What works for big musicals and avant-garde productions like
Phaedra’s Love can work for serious plays, when they
have an attention-grabbing gimmick.
“We
had very high ticket sales for The Blue Room,” Mancinelli-Cahill
says. “But you can’t do every play with nude people. A thoughtful
play like A Walk in the Woods is not going to be an
event. But is it as worthwhile? Absolutely.”
Carol Max agrees, even though plays like last year’s Taking
Leave, which deals with Alzheimer’s, cut too close to
the bone for some of her audience.
“A
lot of people walked out at intermission,” Max recalls. “But
I would do it again. It educated people and it brought out
awareness.”
Main Street’s McDonald says, “Theater is the key to a better
place for us all. We work on the presumption that the audiences
are intelligent enough to handle these plays.

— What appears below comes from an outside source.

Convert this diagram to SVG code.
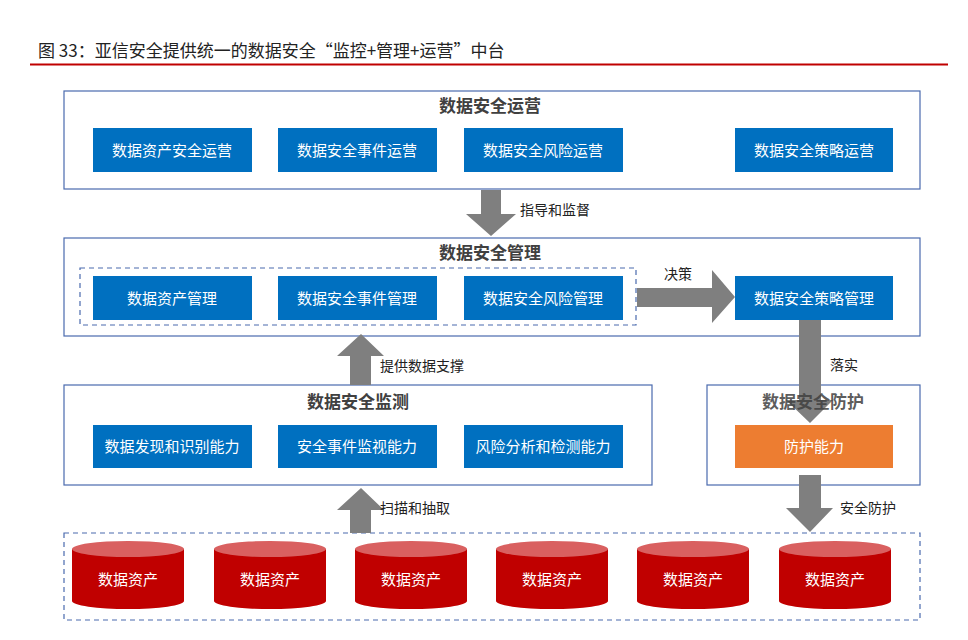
<svg xmlns="http://www.w3.org/2000/svg" width="968" height="640" viewBox="0 0 968 640">
<style>
text{font-family:"Liberation Sans","Noto Sans CJK SC",sans-serif}
.frame{fill:#fff;stroke:#4a6aae;stroke-width:1.2}
.dash{fill:none;stroke:#4a6aae;stroke-width:1.2;stroke-dasharray:5 4}
.blue{fill:#0070c0}
.wt{fill:#fff;font-size:15px;text-anchor:middle}
.hd{fill:#404040;font-size:17px;font-weight:bold;text-anchor:middle}
.lb{fill:#222;font-size:14px}
.arr{fill:#7f7f7f}
.cyl{fill:#c00000}
.cyltop{fill:#d96060}
</style>
<rect width="968" height="640" fill="#fff"/>
<text x="38" y="57" font-size="17" fill="#222" style="font-family:'Noto Sans CJK SC',sans-serif">图 33：亚信安全提供统一的数据安全“监控+管理+运营”中台</text>
<line x1="30" y1="64.5" x2="948" y2="64.5" stroke="#c00000" stroke-width="2"/>

<g id="ops">
<rect class="frame" x="64" y="91" width="856" height="98"/>
<text class="hd" x="490" y="112">数据安全运营</text>
<rect class="blue" x="93" y="128" width="159" height="44"/><text class="wt" x="172" y="156">数据资产安全运营</text>
<rect class="blue" x="278" y="128" width="159" height="44"/><text class="wt" x="357" y="156">数据安全事件运营</text>
<rect class="blue" x="464" y="128" width="159" height="44"/><text class="wt" x="543" y="156">数据安全风险运营</text>
<rect class="blue" x="735" y="128" width="158" height="44"/><text class="wt" x="814" y="156">数据安全策略运营</text>
</g>

<g id="mgmt">
<rect class="frame" x="64" y="238" width="856" height="98"/>
<text class="hd" x="490" y="259">数据安全管理</text>
<rect class="dash" x="80" y="268" width="556" height="57"/>
<rect class="blue" x="93" y="276" width="159" height="44"/><text class="wt" x="172" y="304">数据资产管理</text>
<rect class="blue" x="278" y="276" width="159" height="44"/><text class="wt" x="357" y="304">数据安全事件管理</text>
<rect class="blue" x="464" y="276" width="159" height="44"/><text class="wt" x="543" y="304">数据安全风险管理</text>
<rect class="blue" x="735" y="276" width="158" height="44"/><text class="wt" x="814" y="304">数据安全策略管理</text>
</g>

<g id="monitor">
<rect class="frame" x="64" y="385" width="588" height="100"/>
<text class="hd" x="358" y="408">数据安全监测</text>
<rect class="blue" x="93" y="425" width="159" height="43"/><text class="wt" x="172" y="452">数据发现和识别能力</text>
<rect class="blue" x="278" y="425" width="159" height="43"/><text class="wt" x="357" y="452">安全事件监视能力</text>
<rect class="blue" x="464" y="425" width="159" height="43"/><text class="wt" x="543" y="452">风险分析和检测能力</text>
</g>

<g id="protect">
<rect class="frame" x="707" y="385" width="213" height="100"/>
<rect x="735" y="425" width="158" height="43" fill="#ed7d31"/><text class="wt" x="814" y="452">防护能力</text>
</g>

<g id="assets">
<rect class="dash" x="64" y="533" width="856" height="87"/>
<g id="cyls">
<path class="cyl" d="M72 549v52a56 8 0 0 0 112 0v-52z"/><ellipse class="cyltop" cx="128" cy="549" rx="56" ry="8"/><text class="wt" x="128" y="585">数据资产</text>
<path class="cyl" d="M214 549v52a56 8 0 0 0 112 0v-52z"/><ellipse class="cyltop" cx="270" cy="549" rx="56" ry="8"/><text class="wt" x="270" y="585">数据资产</text>
<path class="cyl" d="M355 549v52a56 8 0 0 0 112 0v-52z"/><ellipse class="cyltop" cx="411" cy="549" rx="56" ry="8"/><text class="wt" x="411" y="585">数据资产</text>
<path class="cyl" d="M496 549v52a56 8 0 0 0 112 0v-52z"/><ellipse class="cyltop" cx="552" cy="549" rx="56" ry="8"/><text class="wt" x="552" y="585">数据资产</text>
<path class="cyl" d="M637 549v52a56 8 0 0 0 112 0v-52z"/><ellipse class="cyltop" cx="693" cy="549" rx="56" ry="8"/><text class="wt" x="693" y="585">数据资产</text>
<path class="cyl" d="M779 549v52a56 8 0 0 0 112 0v-52z"/><ellipse class="cyltop" cx="835" cy="549" rx="56" ry="8"/><text class="wt" x="835" y="585">数据资产</text>
</g>
</g>

<g id="connectors">
<polygon class="arr" points="481,190 501,190 501,214 516,214 491,236 466,214 481,214"/>
<text class="lb" x="520" y="215">指导和监督</text>
<polygon class="arr" points="637,288 712,288 712,270 735,297 712,323 712,307 637,307"/>
<text class="lb" x="664" y="279">决策</text>
<polygon class="arr" points="799,320 821,320 821,400 833,400 810,423 786,400 799,400"/>
<text class="lb" x="830" y="370">落实</text>
<polygon class="arr" points="350,385 371,385 371,356 384,356 361,334 337,356 350,356"/>
<text class="lb" x="380" y="371">提供数据支撑</text>
<polygon class="arr" points="799,475 821,475 821,508 833,508 810,532 786,508 799,508"/>
<text class="lb" x="840" y="513">安全防护</text>
<polygon class="arr" points="350,533 371,533 371,510 384,510 361,488 337,510 350,510"/>
<text class="lb" x="380" y="513">扫描和抽取</text>
</g>
<text class="hd" x="813" y="408" fill-opacity="0.85">数据安全防护</text>
</svg>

We have to hope
people are going to walk into the theater and say, ‘Oh wow,
what have I been missing?’”
Ultimately, Capital Rep’s Mancinelli-Cahill says that if it
takes a musical to get ’em in the door, she’ll accept it.
“It’s
a heartbreaker for an artistic director not to have lines
out the door for a play like The Syringa Tree,” says.
“It’s ephemeral, you won’t see it on television, there won’t
be a DVD. It’ll be one time and never again.
“I
don’t care if people love musicals, if they come to my theater.”